**Goal:** Extract every record, exactly as written, and ignore the pictures.

**Recorded information:**
((

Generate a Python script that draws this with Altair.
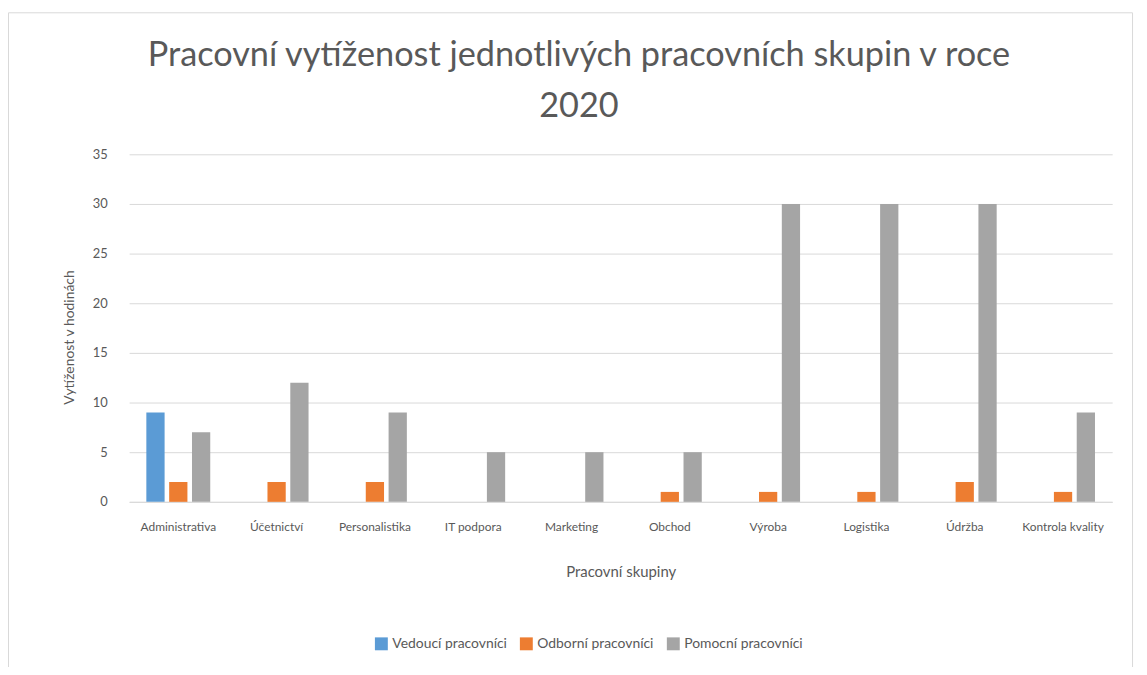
import altair as alt
import pandas as pd

categories = ["Administrativa", "Účetnictví", "Personalistika", "IT podpora", "Marketing",
              "Obchod", "Výroba", "Logistika", "Údržba", "Kontrola kvality"]
series = ["Vedoucí pracovníci", "Odborní pracovníci", "Pomocní pracovníci"]
vals_vedouci = [9, None, None, None, None, None, None, None, None, None]
vals_odborni = [2, 2, 2, None, None, 1, 1, 1, 2, 1]
vals_pomocni = [7, 12, 9, 5, 5, 5, 30, 30, 30, 9]
colors = ["#5B9BD5", "#ED7D31", "#A5A5A5"]

rows = []
for s, vals in zip(series, [vals_vedouci, vals_odborni, vals_pomocni]):
    for c, v in zip(categories, vals):
        if v is not None:
            rows.append({"skupina": c, "serie": s, "hodnota": v})
df = pd.DataFrame(rows)

FONT = "Lato"
GRAY_TXT = "#595959"

bars = alt.Chart(df).mark_bar().encode(
    x=alt.X("skupina:N", sort=categories,
            scale=alt.Scale(paddingInner=0.35, paddingOuter=0.175),
            axis=alt.Axis(title="Pracovní skupiny", labelAngle=0, labelLimit=98,
                          labelFontSize=12, labelColor=GRAY_TXT, labelPadding=20,
                          ticks=False, domainColor="#D9D9D9", titleFontSize=15,
                          titleColor=GRAY_TXT, titleFontWeight="normal", titlePadding=32,
                          labelFont=FONT, titleFont=FONT)),
    xOffset=alt.XOffset("serie:N", sort=series,
                        scale=alt.Scale(paddingInner=0.2, paddingOuter=0)),
    y=alt.Y("hodnota:Q", scale=alt.Scale(domain=[0, 35]),
            axis=alt.Axis(title="Vytíženost v hodinách", values=[0, 5, 10, 15, 20, 25, 30, 35],
                          domain=False, ticks=False, gridColor="#D9D9D9",
                          labelFontSize=13, labelColor=GRAY_TXT, labelPadding=22,
                          titleFontSize=14, titleColor=GRAY_TXT, titleFontWeight="normal",
                          titleX=-60, titleY=184, titleAlign="center", titleBaseline="middle",
                          labelFont=FONT, titleFont=FONT)),
    color=alt.Color("serie:N", sort=series,
                    scale=alt.Scale(domain=series, range=colors),
                    legend=alt.Legend(title=None, orient="none", direction="horizontal",
                                      legendX=247, legendY=486, symbolType="square",
                                      symbolSize=169, symbolStrokeWidth=0,
                                      labelFontSize=14, labelColor=GRAY_TXT, labelFont=FONT,
                                      columnPadding=12)),
)

border = alt.Chart(alt.Data(values=[{}])).mark_rect(
    fill=None, stroke="#D9D9D9", strokeWidth=1
).encode(x=alt.value(-121.5), x2=alt.value(1010.5), y=alt.value(-142.5), y2=alt.value(540))

chart = alt.layer(border, bars).properties(
    width=990, height=350,
    autosize=alt.AutoSizeParams(type="none"),
    padding={"left": 122, "top": 145, "right": 27, "bottom": 164},
    title=alt.TitleParams(
        text=["Pracovní vytíženost jednotlivých pracovních skupin v roce", "2020"],
        fontSize=34.5, font=FONT, color=GRAY_TXT, fontWeight="normal",
        lineHeight=51, anchor="middle", dx=-42, offset=38, dy=151),
).configure_view(stroke=None)

chart.save("out.html", embed_options={"renderer": "svg", "actions": False})
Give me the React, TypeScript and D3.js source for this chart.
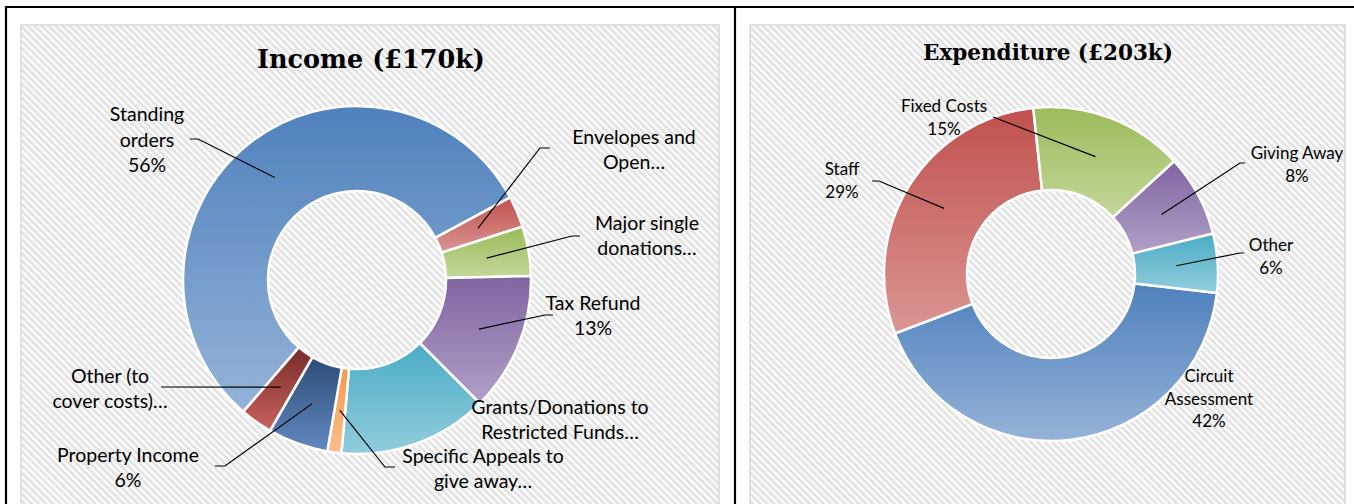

))

**Completed exercise:**
Generate a Python script that draws this with Altair.
import altair as alt
import pandas as pd

categories = ["Administrativa", "Účetnictví", "Personalistika", "IT podpora", "Marketing",
              "Obchod", "Výroba", "Logistika", "Údržba", "Kontrola kvality"]
series = ["Vedoucí pracovníci", "Odborní pracovníci", "Pomocní pracovníci"]
vals_vedouci = [9, None, None, None, None, None, None, None, None, None]
vals_odborni = [2, 2, 2, None, None, 1, 1, 1, 2, 1]
vals_pomocni = [7, 12, 9, 5, 5, 5, 30, 30, 30, 9]
colors = ["#5B9BD5", "#ED7D31", "#A5A5A5"]

rows = []
for s, vals in zip(series, [vals_vedouci, vals_odborni, vals_pomocni]):
    for c, v in zip(categories, vals):
        if v is not None:
            rows.append({"skupina": c, "serie": s, "hodnota": v})
df = pd.DataFrame(rows)

FONT = "Lato"
GRAY_TXT = "#595959"

bars = alt.Chart(df).mark_bar().encode(
    x=alt.X("skupina:N", sort=categories,
            scale=alt.Scale(paddingInner=0.35, paddingOuter=0.175),
            axis=alt.Axis(title="Pracovní skupiny", labelAngle=0, labelLimit=98,
                          labelFontSize=12, labelColor=GRAY_TXT, labelPadding=20,
                          ticks=False, domainColor="#D9D9D9", titleFontSize=15,
                          titleColor=GRAY_TXT, titleFontWeight="normal", titlePadding=32,
                          labelFont=FONT, titleFont=FONT)),
    xOffset=alt.XOffset("serie:N", sort=series,
                        scale=alt.Scale(paddingInner=0.2, paddingOuter=0)),
    y=alt.Y("hodnota:Q", scale=alt.Scale(domain=[0, 35]),
            axis=alt.Axis(title="Vytíženost v hodinách", values=[0, 5, 10, 15, 20, 25, 30, 35],
                          domain=False, ticks=False, gridColor="#D9D9D9",
                          labelFontSize=13, labelColor=GRAY_TXT, labelPadding=22,
                          titleFontSize=14, titleColor=GRAY_TXT, titleFontWeight="normal",
                          titleX=-60, titleY=184, titleAlign="center", titleBaseline="middle",
                          labelFont=FONT, titleFont=FONT)),
    color=alt.Color("serie:N", sort=series,
                    scale=alt.Scale(domain=series, range=colors),
                    legend=alt.Legend(title=None, orient="none", direction="horizontal",
                                      legendX=247, legendY=486, symbolType="square",
                                      symbolSize=169, symbolStrokeWidth=0,
                                      labelFontSize=14, labelColor=GRAY_TXT, labelFont=FONT,
                                      columnPadding=12)),
)

border = alt.Chart(alt.Data(values=[{}])).mark_rect(
    fill=None, stroke="#D9D9D9", strokeWidth=1
).encode(x=alt.value(-121.5), x2=alt.value(1010.5), y=alt.value(-142.5), y2=alt.value(540))

chart = alt.layer(border, bars).properties(
    width=990, height=350,
    autosize=alt.AutoSizeParams(type="none"),
    padding={"left": 122, "top": 145, "right": 27, "bottom": 164},
    title=alt.TitleParams(
        text=["Pracovní vytíženost jednotlivých pracovních skupin v roce", "2020"],
        fontSize=34.5, font=FONT, color=GRAY_TXT, fontWeight="normal",
        lineHeight=51, anchor="middle", dx=-42, offset=38, dy=151),
).configure_view(stroke=None)

chart.save("out.html", embed_options={"renderer": "svg", "actions": False})
Give me the React, TypeScript and D3.js source for this chart.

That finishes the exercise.